A concrete failure mode
A common failure mode looks like this:
- a Deployment has three replicas
- there is no topology spread constraint
- the pods all land on one node after a rollout or reschedule
- the node gets drained during a routine upgrade
- the PDB either blocks the drain or allows just enough disruption to make the service fall below safe capacity
The result is not mysterious. The cluster did exactly what it was told. The workload was never given a reason to spread out, so the drain found all the replicas in one place and asked them to move at the worst possible moment.
That is why the fix is not “make the PDB stricter”. A stricter PDB can turn the drain into a permanent queue. The real fix is to combine all three layers:
- Spread the pods so one node does not hold the whole service.
- Set a sensible PDB so voluntary disruption is limited but not impossible.
- Shut down cleanly so the last pod on the node leaves without dropping traffic on the floor.

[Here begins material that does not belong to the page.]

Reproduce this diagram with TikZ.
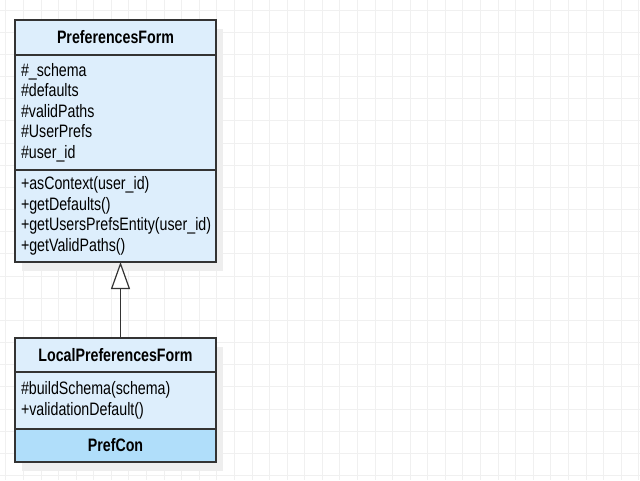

Once those are in place, a drain becomes what it should have been from the start: a boring maintenance event.
Putting it together
If you are hardening a workload for node drains, a good checklist is:
- run at least two or three replicas, depending on the service’s tolerance for loss
- spread replicas across nodes with
topologySpreadConstraints - add a PDB that matches the real availability target
- make readiness fail before termination
- give the application enough grace period to finish work
- test the drain path before you need it in anger
The last item is the one teams usually skip. They verify the Deployment, they verify the HPA, they verify the rolling update, and then they assume the node drain will somehow take care of itself. It will not. Node drains are where the scheduler, the disruption budget, and the process lifecycle meet. If they are not designed together, they will reveal that relationship very quickly.
The takeaway
Node drains are ordinary. The outage is what happens when the workload was never built to move.
If you want drains to stay boring, spread the pods, budget the disruption, and let the process shut itself down before Kubernetes does it for you.